[Extracted records]
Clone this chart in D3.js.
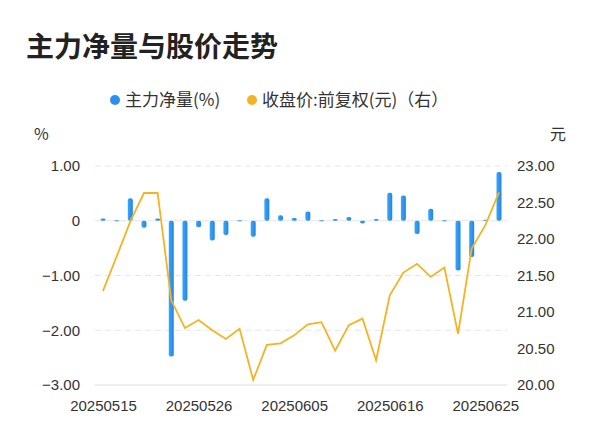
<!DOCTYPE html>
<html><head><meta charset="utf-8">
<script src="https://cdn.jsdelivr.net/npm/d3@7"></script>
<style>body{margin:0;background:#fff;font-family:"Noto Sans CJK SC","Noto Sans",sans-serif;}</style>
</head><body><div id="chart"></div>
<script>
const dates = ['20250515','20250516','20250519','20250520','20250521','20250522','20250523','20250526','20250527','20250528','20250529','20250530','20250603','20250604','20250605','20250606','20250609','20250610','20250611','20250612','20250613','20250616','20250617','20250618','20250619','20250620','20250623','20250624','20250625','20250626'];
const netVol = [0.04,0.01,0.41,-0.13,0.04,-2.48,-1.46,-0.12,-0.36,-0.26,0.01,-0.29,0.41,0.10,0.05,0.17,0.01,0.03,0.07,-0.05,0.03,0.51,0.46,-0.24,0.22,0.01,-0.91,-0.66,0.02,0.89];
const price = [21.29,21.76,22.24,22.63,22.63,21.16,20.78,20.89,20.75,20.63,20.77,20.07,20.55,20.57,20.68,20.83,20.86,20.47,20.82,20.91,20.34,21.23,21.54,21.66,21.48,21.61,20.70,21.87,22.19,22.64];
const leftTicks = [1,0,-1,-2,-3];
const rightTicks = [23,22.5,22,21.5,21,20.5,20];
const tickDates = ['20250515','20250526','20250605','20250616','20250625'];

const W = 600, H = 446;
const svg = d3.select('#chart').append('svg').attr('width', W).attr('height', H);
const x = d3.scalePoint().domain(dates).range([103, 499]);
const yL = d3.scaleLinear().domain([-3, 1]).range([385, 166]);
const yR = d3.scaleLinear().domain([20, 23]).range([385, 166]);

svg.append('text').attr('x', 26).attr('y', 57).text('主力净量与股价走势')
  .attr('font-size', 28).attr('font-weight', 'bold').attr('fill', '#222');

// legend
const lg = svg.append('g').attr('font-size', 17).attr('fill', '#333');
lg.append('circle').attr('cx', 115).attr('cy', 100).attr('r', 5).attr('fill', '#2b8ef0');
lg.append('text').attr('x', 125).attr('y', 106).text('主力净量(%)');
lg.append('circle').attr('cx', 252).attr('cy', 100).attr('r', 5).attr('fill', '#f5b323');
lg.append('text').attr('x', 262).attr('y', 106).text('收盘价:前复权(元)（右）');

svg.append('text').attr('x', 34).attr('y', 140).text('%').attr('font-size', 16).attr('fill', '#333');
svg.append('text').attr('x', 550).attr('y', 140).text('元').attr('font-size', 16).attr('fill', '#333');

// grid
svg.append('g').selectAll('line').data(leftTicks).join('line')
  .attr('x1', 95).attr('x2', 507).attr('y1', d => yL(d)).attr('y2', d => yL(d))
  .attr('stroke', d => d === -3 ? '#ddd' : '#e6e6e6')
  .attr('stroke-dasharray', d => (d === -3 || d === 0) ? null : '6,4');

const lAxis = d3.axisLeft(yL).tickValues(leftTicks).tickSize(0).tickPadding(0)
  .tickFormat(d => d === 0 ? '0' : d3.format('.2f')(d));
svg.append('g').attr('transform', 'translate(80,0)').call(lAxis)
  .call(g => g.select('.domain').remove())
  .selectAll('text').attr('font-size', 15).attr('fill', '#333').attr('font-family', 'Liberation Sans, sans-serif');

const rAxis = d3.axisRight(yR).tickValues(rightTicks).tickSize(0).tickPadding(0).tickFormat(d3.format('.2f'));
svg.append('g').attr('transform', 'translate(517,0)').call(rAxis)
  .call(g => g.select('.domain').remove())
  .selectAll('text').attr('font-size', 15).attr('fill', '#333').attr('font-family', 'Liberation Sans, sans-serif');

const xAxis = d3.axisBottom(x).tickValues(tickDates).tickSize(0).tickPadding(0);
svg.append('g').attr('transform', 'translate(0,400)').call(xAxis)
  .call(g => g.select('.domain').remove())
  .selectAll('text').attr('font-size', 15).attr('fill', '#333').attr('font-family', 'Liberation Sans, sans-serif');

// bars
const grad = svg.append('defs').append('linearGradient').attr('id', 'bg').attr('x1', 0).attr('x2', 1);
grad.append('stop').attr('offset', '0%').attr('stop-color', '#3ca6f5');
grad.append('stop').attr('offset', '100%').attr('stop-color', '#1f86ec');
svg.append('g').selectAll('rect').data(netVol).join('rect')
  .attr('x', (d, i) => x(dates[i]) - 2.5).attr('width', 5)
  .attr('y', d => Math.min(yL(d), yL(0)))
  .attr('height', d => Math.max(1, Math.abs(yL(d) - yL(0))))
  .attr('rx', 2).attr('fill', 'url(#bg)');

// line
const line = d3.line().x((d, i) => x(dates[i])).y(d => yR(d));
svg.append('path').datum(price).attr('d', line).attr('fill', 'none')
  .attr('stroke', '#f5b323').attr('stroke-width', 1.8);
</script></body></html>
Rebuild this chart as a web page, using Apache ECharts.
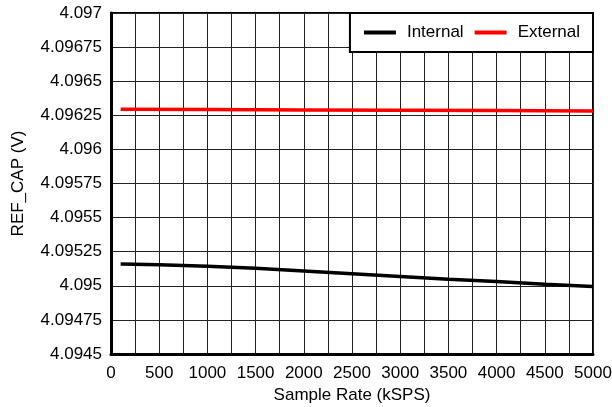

### DESCRIPTION OF THE TASK
Copy everything in the records above except the pictures, exactly as written.

### SOLUTION FOR THIS EXERCISE
Clone this chart in D3.js.
<!DOCTYPE html>
<html><head><meta charset="utf-8">
<script src="https://cdn.jsdelivr.net/npm/d3@7"></script>
<style>body{margin:0;background:#fff;font-family:"Noto Sans CJK SC","Noto Sans",sans-serif;}</style>
</head><body><div id="chart"></div>
<script>
const dates = ['20250515','20250516','20250519','20250520','20250521','20250522','20250523','20250526','20250527','20250528','20250529','20250530','20250603','20250604','20250605','20250606','20250609','20250610','20250611','20250612','20250613','20250616','20250617','20250618','20250619','20250620','20250623','20250624','20250625','20250626'];
const netVol = [0.04,0.01,0.41,-0.13,0.04,-2.48,-1.46,-0.12,-0.36,-0.26,0.01,-0.29,0.41,0.10,0.05,0.17,0.01,0.03,0.07,-0.05,0.03,0.51,0.46,-0.24,0.22,0.01,-0.91,-0.66,0.02,0.89];
const price = [21.29,21.76,22.24,22.63,22.63,21.16,20.78,20.89,20.75,20.63,20.77,20.07,20.55,20.57,20.68,20.83,20.86,20.47,20.82,20.91,20.34,21.23,21.54,21.66,21.48,21.61,20.70,21.87,22.19,22.64];
const leftTicks = [1,0,-1,-2,-3];
const rightTicks = [23,22.5,22,21.5,21,20.5,20];
const tickDates = ['20250515','20250526','20250605','20250616','20250625'];

const W = 600, H = 446;
const svg = d3.select('#chart').append('svg').attr('width', W).attr('height', H);
const x = d3.scalePoint().domain(dates).range([103, 499]);
const yL = d3.scaleLinear().domain([-3, 1]).range([385, 166]);
const yR = d3.scaleLinear().domain([20, 23]).range([385, 166]);

svg.append('text').attr('x', 26).attr('y', 57).text('主力净量与股价走势')
  .attr('font-size', 28).attr('font-weight', 'bold').attr('fill', '#222');

// legend
const lg = svg.append('g').attr('font-size', 17).attr('fill', '#333');
lg.append('circle').attr('cx', 115).attr('cy', 100).attr('r', 5).attr('fill', '#2b8ef0');
lg.append('text').attr('x', 125).attr('y', 106).text('主力净量(%)');
lg.append('circle').attr('cx', 252).attr('cy', 100).attr('r', 5).attr('fill', '#f5b323');
lg.append('text').attr('x', 262).attr('y', 106).text('收盘价:前复权(元)（右）');

svg.append('text').attr('x', 34).attr('y', 140).text('%').attr('font-size', 16).attr('fill', '#333');
svg.append('text').attr('x', 550).attr('y', 140).text('元').attr('font-size', 16).attr('fill', '#333');

// grid
svg.append('g').selectAll('line').data(leftTicks).join('line')
  .attr('x1', 95).attr('x2', 507).attr('y1', d => yL(d)).attr('y2', d => yL(d))
  .attr('stroke', d => d === -3 ? '#ddd' : '#e6e6e6')
  .attr('stroke-dasharray', d => (d === -3 || d === 0) ? null : '6,4');

const lAxis = d3.axisLeft(yL).tickValues(leftTicks).tickSize(0).tickPadding(0)
  .tickFormat(d => d === 0 ? '0' : d3.format('.2f')(d));
svg.append('g').attr('transform', 'translate(80,0)').call(lAxis)
  .call(g => g.select('.domain').remove())
  .selectAll('text').attr('font-size', 15).attr('fill', '#333').attr('font-family', 'Liberation Sans, sans-serif');

const rAxis = d3.axisRight(yR).tickValues(rightTicks).tickSize(0).tickPadding(0).tickFormat(d3.format('.2f'));
svg.append('g').attr('transform', 'translate(517,0)').call(rAxis)
  .call(g => g.select('.domain').remove())
  .selectAll('text').attr('font-size', 15).attr('fill', '#333').attr('font-family', 'Liberation Sans, sans-serif');

const xAxis = d3.axisBottom(x).tickValues(tickDates).tickSize(0).tickPadding(0);
svg.append('g').attr('transform', 'translate(0,400)').call(xAxis)
  .call(g => g.select('.domain').remove())
  .selectAll('text').attr('font-size', 15).attr('fill', '#333').attr('font-family', 'Liberation Sans, sans-serif');

// bars
const grad = svg.append('defs').append('linearGradient').attr('id', 'bg').attr('x1', 0).attr('x2', 1);
grad.append('stop').attr('offset', '0%').attr('stop-color', '#3ca6f5');
grad.append('stop').attr('offset', '100%').attr('stop-color', '#1f86ec');
svg.append('g').selectAll('rect').data(netVol).join('rect')
  .attr('x', (d, i) => x(dates[i]) - 2.5).attr('width', 5)
  .attr('y', d => Math.min(yL(d), yL(0)))
  .attr('height', d => Math.max(1, Math.abs(yL(d) - yL(0))))
  .attr('rx', 2).attr('fill', 'url(#bg)');

// line
const line = d3.line().x((d, i) => x(dates[i])).y(d => yR(d));
svg.append('path').datum(price).attr('d', line).attr('fill', 'none')
  .attr('stroke', '#f5b323').attr('stroke-width', 1.8);
</script></body></html>
Rebuild this chart as a web page, using Apache ECharts.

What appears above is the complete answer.